In new research released last week, the Kaufman Foundation analyzed almost three decades of research (1982-2010) about firms making the annual Inc. 500 lists of the nation's fastest-growing companies. The researchers also broke out data for 2000-2010 for states, metro areas and counties. For Miami-Dade and the state, the findings are somewhat sobering. For the 2000-2010 period, the research shows:
Florida, fourth in nation by population, ranks 17th in the nation for the number of Inc. 500 firms on a per capita basis.
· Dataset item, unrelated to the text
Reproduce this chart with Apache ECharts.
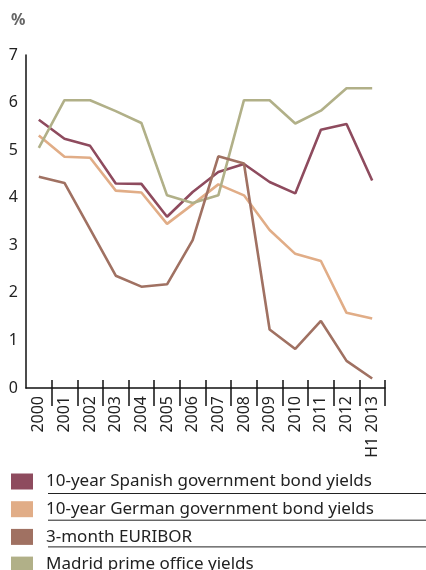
<!DOCTYPE html>
<html>
<head>
<meta charset="utf-8">
<script src="https://cdn.jsdelivr.net/npm/echarts@6/dist/echarts.min.js"></script>
<style>html,body{margin:0;padding:0;background:#fff}#c{width:426px;height:570px}</style>
</head>
<body>
<div id="c"></div>
<script>
const categories = ['2000','2001','2002','2003','2004','2005','2006','2007','2008','2009','2010','2011','2012','H1 2013'];
const seriesNames = ['10-year Spanish government bond yields','10-year German government bond yields','3-month EURIBOR','Madrid prime office yields'];
const spanish = [5.64, 5.24, 5.09, 4.30, 4.29, 3.60, 4.12, 4.54, 4.71, 4.33, 4.09, 5.43, 5.55, 4.36];
const german  = [5.31, 4.86, 4.84, 4.15, 4.11, 3.45, 3.86, 4.28, 4.05, 3.32, 2.82, 2.67, 1.58, 1.46];
const euribor = [4.44, 4.31, 3.34, 2.36, 2.13, 2.18, 3.11, 4.87, 4.72, 1.23, 0.82, 1.41, 0.57, 0.20];
const madrid  = [5.05, 6.05, 6.05, 5.82, 5.57, 4.05, 3.89, 4.05, 6.05, 6.05, 5.56, 5.83, 6.30, 6.30];
const yTicks = [0,1,2,3,4,5,6,7];
const colors = ['#8e4b5e','#e1ad87','#a07162','#b1b088'];
const font = 'Noto Sans';

const chart = echarts.init(document.getElementById('c'), null, {renderer:'canvas'});
const values = [spanish, german, euribor, madrid];
const gridLeft = 26, gridRight = 41, gridTop = 55, gridBottom = 182;
const legendTop = 473, legendGap = 26.7;

chart.setOption({
  animation:false,
  textStyle:{fontFamily:font},
  grid:{left:gridLeft, right:gridRight, top:gridTop, bottom:gridBottom, containLabel:false},
  xAxis:[{
    type:'category', data:categories, boundaryGap:true, position:'bottom',
    axisLine:{show:true, lineStyle:{color:'#111', width:1.5}},
    axisTick:{show:true, length:18, lineStyle:{color:'#111', width:1.5}, interval:(i)=>i>0},
    axisLabel:{rotate:90, interval:0, margin:8, fontSize:16, color:'#222', fontFamily:font},
    splitLine:{show:false}
  },{
    type:'category', data:categories, boundaryGap:true, position:'bottom',
    axisLine:{show:false},
    axisTick:{show:true, inside:true, length:8, lineStyle:{color:'#111', width:1.5}, interval:(i)=>i>0},
    axisLabel:{show:false}, splitLine:{show:false}
  }],
  yAxis:{
    type:'value', min:0, max:7, interval:1,
    axisLine:{show:true, lineStyle:{color:'#111', width:1.5}},
    axisTick:{show:false}, splitLine:{show:false},
    axisLabel:{margin:8, fontSize:16, color:'#222', fontFamily:font,
      formatter:(v)=>yTicks.includes(v)?String(v):''}
  },
  legend:{
    orient:'vertical', left:11, top:legendTop, height:110, itemWidth:22, itemHeight:16,
    itemGap:legendGap-16, icon:'rect', padding:0,
    textStyle:{fontSize:17, color:'#222', fontFamily:font, padding:[0,0,0,8]},
    data:seriesNames
  },
  graphic:[0,1,2].map(i=>({
    type:'line', silent:true,
    shape:{x1:48, y1:legendTop+20.5+i*legendGap, x2:426, y2:legendTop+20.5+i*legendGap},
    style:{stroke:'#222', lineWidth:1}
  })).concat([{
    type:'text', left:11, top:12,
    style:{text:'%', fontSize:16, fontWeight:'bold', fill:'#666', fontFamily:font}
  }]),
  series:seriesNames.map((n,i)=>({
    name:n, type:'line', data:values[i], symbol:'none', showSymbol:false,
    lineStyle:{color:colors[i], width:2.6}, itemStyle:{color:colors[i]}, z:i===2?3:2
  }))
});
</script>
</body>
</html>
Florida has the greatest concentration of Inc. 500 firms in the areas of IT, 19%, about even with the national average. It has nearly twice as many health and drug industry firms (12%) as the national average (6.5%), and more advertising/marketing (11.2%), than the national average of 8.6%.
The Miami-Pompano metro area ranked 22 in nation among large metro areas, just above Orlando-Kissimmee at 24th.
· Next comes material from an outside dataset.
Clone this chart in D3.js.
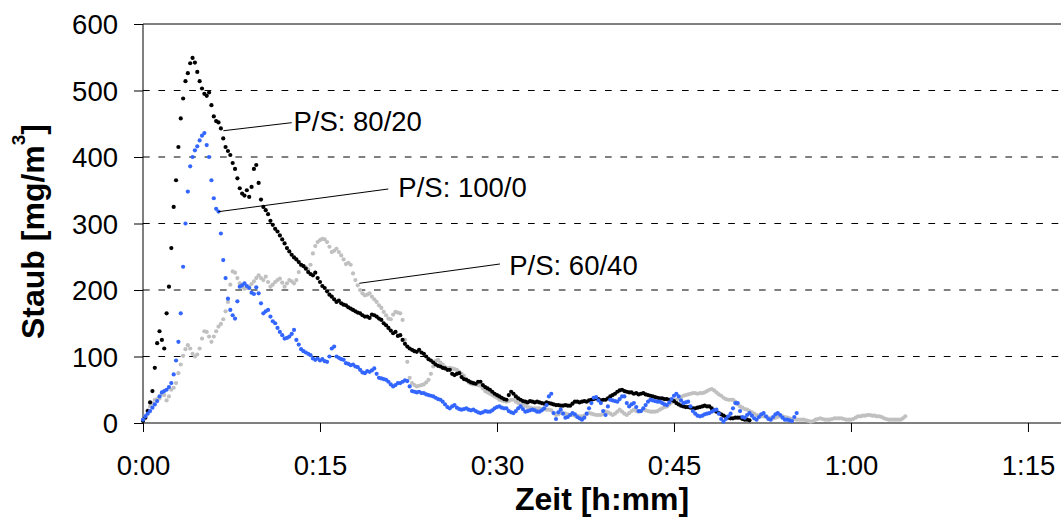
<!DOCTYPE html>
<html>
<head>
<meta charset="utf-8">
<script src="https://cdn.jsdelivr.net/npm/d3@7"></script>
<style>
  html, body { margin: 0; padding: 0; background: #fff; }
  svg { display: block; }
  text { font-family: "Liberation Sans", Arial, sans-serif; }
</style>
</head>
<body>
<svg id="chart" width="1062" height="519"></svg>
<script>
// ---------------- data (time in minutes, sampling step below) ----------------
const stepMinutes = 0.2;

// P/S: 80/20 (black)
const ps8020 = [
3,8,18,31,48,83,120,138,125,112,165,205,263,325,365,415,458,488,514,526,
541,549,542,528,514,503,495,492,497,478,461,454,452,443,428,415,409,403,391,382,
368,353,345,342,350,340,355,382,388,361,336,325,320,314,304,298,292,288,282,276,
270,263,258,253,249,246,242,238,236,232,227,224,222,226,218,212,206,203,198,193,
190,186,182,184,180,178,177,174,172,170,168,166,165,162,160,160,158,163,162,160,
157,155,150,147,143,139,135,137,131,132,125,119,115,112,110,108,107,110,106,104,
100,96,94,91,88,86,85,83,82,80,80,74,72,74,75,69,66,65,63,61,
60,59,62,62,57,54,52,50,47,44,42,40,38,36,35,42,47,44,40,37,
35,33,32,31,33,32,31,32,31,30,29,31,30,29,28,27,27,26,26,27,
26,26,29,32,32,31,32,33,32,34,35,36,37,36,34,35,35,37,40,42,
44,47,49,50,48,47,46,46,44,45,43,44,45,43,42,41,40,39,38,37,
37,36,36,35,35,33,30,28,26,25,24,24,23,22,22,23,24,25,26,25,
25,22,19,17,15,13,11,9,8,7,7,8,8,8,6,5,5,4
];

// P/S: 100/0 (blue)
const ps1000 = [
5,10,14,18,23,28,33,40,46,48,50,54,60,73,94,122,165,235,300,348,
386,400,410,416,425,432,436,418,400,365,338,322,318,285,245,218,187,170,162,157,
183,205,207,210,206,203,196,194,204,195,180,165,168,170,160,153,150,143,137,132,
127,128,130,134,140,125,118,111,108,106,104,102,97,95,97,94,96,93,92,100,
112,115,100,98,96,95,90,89,87,88,85,84,80,76,75,78,77,79,82,74,
68,67,66,65,62,58,55,57,60,60,62,64,63,55,48,47,46,47,45,45,
43,42,41,40,38,36,35,32,28,24,22,25,27,23,21,20,21,22,20,19,
20,18,16,15,16,18,17,17,19,22,24,25,23,22,22,18,16,15,18,22,
25,21,17,18,19,20,19,17,17,19,22,27,40,44,15,6,16,20,14,8,
9,12,15,13,9,7,5,8,14,22,30,38,39,34,30,18,12,25,35,34,
33,32,36,40,40,30,25,28,30,24,18,18,22,27,32,35,34,33,32,32,
30,28,27,31,36,41,44,40,34,30,31,32,25,18,14,11,10,11,13,14,
15,17,19,20,14,6,2,6,10,14,22,30,30,18,9,8,12,15,11,7,
5,9,13,15,10,6,5,9,13,15,12,8,5,5,4,3,9,15
];

// P/S: 60/40 (grey)
const ps6040 = [
4,11,19,25,30,35,36,37,43,42,34,40,50,53,60,75,88,101,111,117,
112,104,100,103,112,127,138,137,130,122,130,138,145,149,156,168,182,208,228,226,
218,210,205,202,203,205,209,213,218,222,218,215,220,212,205,208,212,215,217,211,
205,210,215,213,210,215,227,237,236,234,231,238,255,266,272,275,277,276,272,265,
257,259,262,257,252,246,239,241,238,225,215,207,200,195,192,193,195,190,186,182,
177,173,167,162,157,156,163,167,166,165,155,125,92,68,60,57,55,56,57,58,
61,65,74,85,93,95,91,88,84,82,83,82,81,80,77,74,71,66,61,59,
58,58,57,56,52,48,46,44,42,40,38,35,34,33,32,33,35,35,32,30,
28,27,26,24,23,22,22,22,22,21,21,20,20,19,15,12,13,15,15,14,
13,12,12,11,11,10,10,11,13,15,14,13,12,12,12,14,17,16,14,12,
14,17,20,17,14,12,15,18,20,18,17,18,20,19,18,17,17,17,18,20,
22,24,25,28,31,34,35,37,39,41,42,43,44,45,45,44,45,45,46,48,
50,51,49,46,43,41,38,36,35,35,35,32,28,25,23,21,20,18,16,14,
12,11,10,10,9,8,7,7,8,9,10,10,9,8,7,6,6,5,5,5,
5,4,3,2,3,5,6,7,6,5,5,5,6,7,7,7,7,6,5,5,
5,6,8,10,10,11,11,12,12,11,11,10,10,9,7,6,5,5,5,5,
5,5,7,10
];

const seriesNames = ["P/S: 60/40", "P/S: 80/20", "P/S: 100/0"];
const seriesData = [ps6040, ps8020, ps1000];
const seriesColors = ["#c0c0c0", "#000000", "#3366ff"];

// axis ticks
const yTicks = [0, 100, 200, 300, 400, 500, 600];
const xTicks = [0, 15, 30, 45, 60, 75];   // minutes
const xMax = 77.8;

// annotation callouts (data units: minutes, mg/m3)
const annoText   = ["P/S: 80/20", "P/S: 100/0", "P/S: 60/40"];
const annoFrom   = [[6.81, 439.5], [6.38, 317.7], [18.33, 210.1]];
const annoTo     = [[12.60, 451.6], [20.79, 351.9], [30.25, 239.1]];
const annoLabel  = [[12.75, 439.5], [21.64, 339.4], [31.04, 222.6]];

// ---------------- drawing ----------------
const svg = d3.select("#chart");
const pLeft = 143, pRight = 1061, pTop = 24, pBottom = 423;

const x = d3.scaleLinear().domain([0, xMax]).range([pLeft, pRight]);
const y = d3.scaleLinear().domain([0, 600]).range([pBottom, pTop]);

const fmtTime = m => Math.floor(m / 60) + ":" + String(m % 60).padStart(2, "0");

// grid lines
svg.append("g").selectAll("line")
  .data(yTicks.filter(v => v > 0))
  .join("line")
  .attr("x1", pLeft).attr("x2", pRight)
  .attr("y1", d => y(d)).attr("y2", d => y(d))
  .attr("stroke", "#000").attr("stroke-width", 1)
  .attr("stroke-dasharray", d => d === 600 ? null : "6.7,8.7");

// y axis
const yAxis = d3.axisLeft(y).tickValues(yTicks).tickSize(9).tickPadding(16).tickFormat(d3.format("d"));
const gy = svg.append("g").attr("transform", `translate(${pLeft},0)`).call(yAxis);
gy.select(".domain").attr("stroke", "#000").attr("d", `M0,${pTop}V${pBottom}`);
gy.selectAll(".tick line").attr("stroke", "#000");
gy.selectAll(".tick text").attr("font-size", "27.5px").attr("fill", "#000")
  .attr("font-family", '"Liberation Sans", Arial, sans-serif').attr("dy", "0.36em");

// x axis
const xAxis = d3.axisBottom(x).tickValues(xTicks).tickSize(9).tickPadding(23).tickFormat(fmtTime);
const gx = svg.append("g").attr("transform", `translate(0,${pBottom})`).call(xAxis);
gx.select(".domain").attr("stroke", "#000").attr("d", `M${pLeft},0H${pRight}`);
gx.selectAll(".tick line").attr("stroke", "#000");
gx.selectAll(".tick text").attr("font-size", "27.5px").attr("fill", "#000")
  .attr("font-family", '"Liberation Sans", Arial, sans-serif').attr("dy", "0.71em");

// series as dense markers
seriesData.forEach((arr, si) => {
  svg.append("g").attr("class", "series").attr("data-name", seriesNames[si])
    .selectAll("circle")
    .data(arr)
    .join("circle")
    .attr("cx", (d, i) => x(i * stepMinutes))
    .attr("cy", d => y(d))
    .attr("r", 2.1)
    .attr("fill", seriesColors[si]);
});

// annotations
const ga = svg.append("g");
annoText.forEach((t, i) => {
  ga.append("line")
    .attr("x1", x(annoFrom[i][0])).attr("y1", y(annoFrom[i][1]))
    .attr("x2", x(annoTo[i][0])).attr("y2", y(annoTo[i][1]))
    .attr("stroke", "#000").attr("stroke-width", 1);
  ga.append("text")
    .attr("x", x(annoLabel[i][0])).attr("y", y(annoLabel[i][1]))
    .attr("font-size", "27.5px").attr("fill", "#000")
    .text(t);
});

// axis titles
svg.append("text")
  .attr("x", (pLeft + pRight) / 2).attr("y", 510)
  .attr("text-anchor", "middle")
  .attr("font-size", "32px").attr("font-weight", "bold")
  .text("Zeit [h:mm]");

const yt = svg.append("text")
  .attr("transform", `translate(44,${(pTop + pBottom) / 2 + 8}) rotate(-90)`)
  .attr("text-anchor", "middle")
  .attr("font-size", "32px").attr("font-weight", "bold");
yt.append("tspan").text("Staub [mg/m");
yt.append("tspan").attr("font-size", "19px").attr("dy", -19).text("3");
yt.append("tspan").attr("dy", 19).text("]");
</script>
</body>
</html>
Kauffman also mapped the findings by county. When you choose the 2000-2010 period and look at Florida, Miami-Dade comes in 16th in the state by the number of Inc. 500 firms per capita (1.6 firms per 1,000 population), falling behind 15 counties that included cities such as Orlando, Jacksonville, Gainesville and Tampa. Palm Beach County (4.3 firms per 1,000 population) does better, coming in third in the state and Broward (2.3) falls between the two. How did other counties outside the state do on a per capita basis, according to the map? Travis County (Austin) – 9.1 per 1,000 population; Boulder County – 10.2; Fulton County (Atlanta) – 14.4, to name a few. For the entire period, 1982-2010, counties in the Washington DC area topped the list.
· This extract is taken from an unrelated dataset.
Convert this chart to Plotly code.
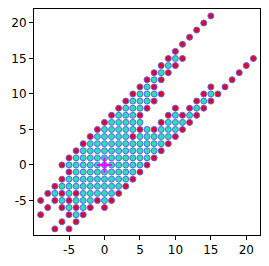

Perhaps, this research is more uplifting.
Start-ups benefit from being located in the regions where their founders were born or have lived for a long time, according to a new study by Professors Olav Sorenson of the Yale School of Management and Michael Dahl of Aalborg University.
Sorenson and Dahl examined data on more than 10,000 Danish start-ups and the characteristics of their founders. According to its results, an entrepreneur with an average tenure of 6.4 years in a region had more profit and had a 9% lower failure rate than a newcomer. Each year a founder lived in the region reduced the failure rate by nearly 2%, and each additional year of tenure translated into $1,362 more in profits in each year of operation, the researchers found.
The study, "Home Sweet Home: Entrepreneurs' Location Choices and the Performance of Their Ventures," was published in Management Science (June 2012).